La logique historique de la lutte des classes suppose une inégalité matérielle originelle productrice d’une dynamique historique objectivable, essentiellement fondée sur la défense et la promotion d’intérêts matériels (les sociétés dites primitives auxquelles on veut bien reconnaître une forme de « communisme primitif » n’ayant quant à elle pas su accéder à l’histoire…). Une telle conception de l’histoire n’est aujourd’hui plus défendable. Si le postulat s’effondre, il est cohérent que la conclusion qui s’appuie dessus ne tienne plus, et c’est bien ce qui se passe.

Encore faut-il éviter une première erreur trop couramment induite : ce n’est pas parce que l’explication de la conflictualité s’effondre que la conflictualité elle-même fait de même et devrait être automatiquement niée. Deuxième erreur : ce n’est pas parce que l’explication de la dynamique sociale par la lutte des classes s’effondre que, nécessairement, l’explication historique concurrente incarnée par le libéralisme serait vraie [cf. le sophisme de Warren Buffett (« c’est ma classe qui a gagné cette lutte »)].

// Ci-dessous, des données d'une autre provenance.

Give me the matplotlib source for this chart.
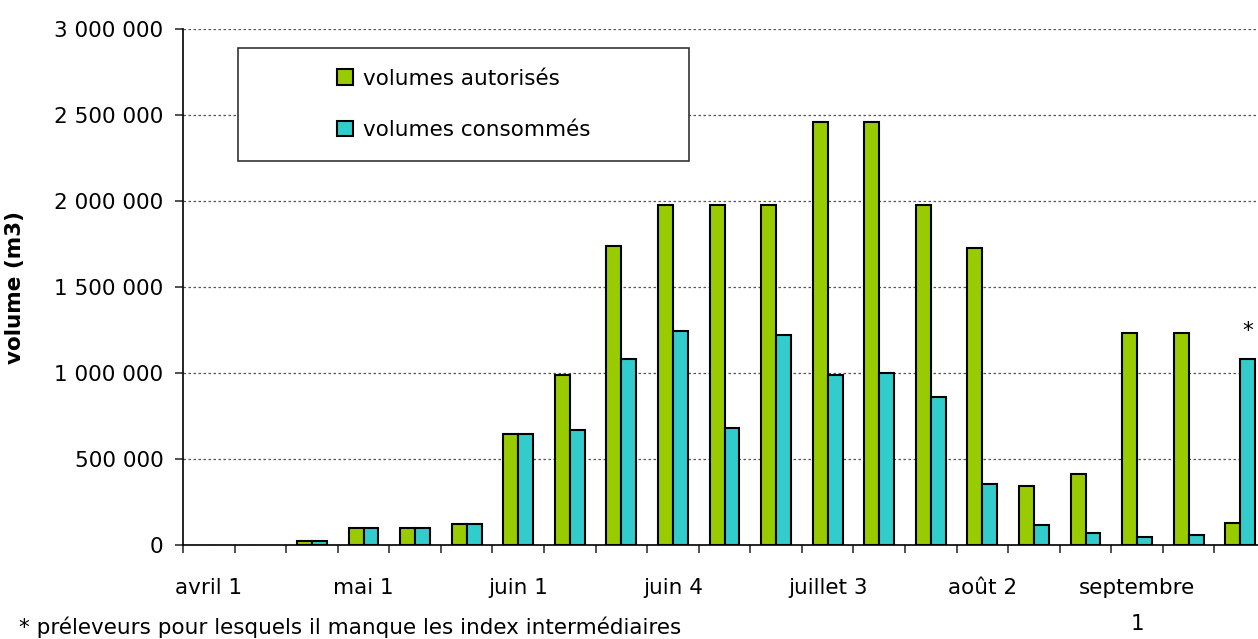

Lorsque l’on dit qu’« une théorie s’effondre », cela ne veut pas dire qu’une théorie B équipée de pied en cape doive prendre la place d’une théorie A ayant eu antérieurement réponse à tout. Ce n’est pas du tout ainsi que cela se passe. Un système d’explication du monde continue de fonctionner très longtemps. Avec une formidable inertie, il sert bien longtemps de référence après que de minuscules déviances – considérées les unes et les autres séparément comme plutôt insignifiantes – se furent accumulées. Jusqu’à ce que la résonance globale de ces aspects séparés commence à faire système négativement. Mais cette contradiction est presque impossible à admettre, à penser, à rationaliser : la solution universellement pratiquée est de s’accrocher désespérément aux branches de ce que l’on connaît déjà, aux rationalités pratiquées depuis toujours. Il faut un temps incroyable aux sociétés concernées pour commencer à envisager de changer leur système d’explication du monde, et c’est bien pour cela que les révolutions sont des phénomènes historiques rares et puissants. C’est pour cette raison que les révolutions sont impossibles à anticiper, puisque la rupture historique consiste en un changement de rationalité provoqué par une accumulation d’impasses et ne se situe pas dans la continuité d’un développement rationnel (du type : si A alors B).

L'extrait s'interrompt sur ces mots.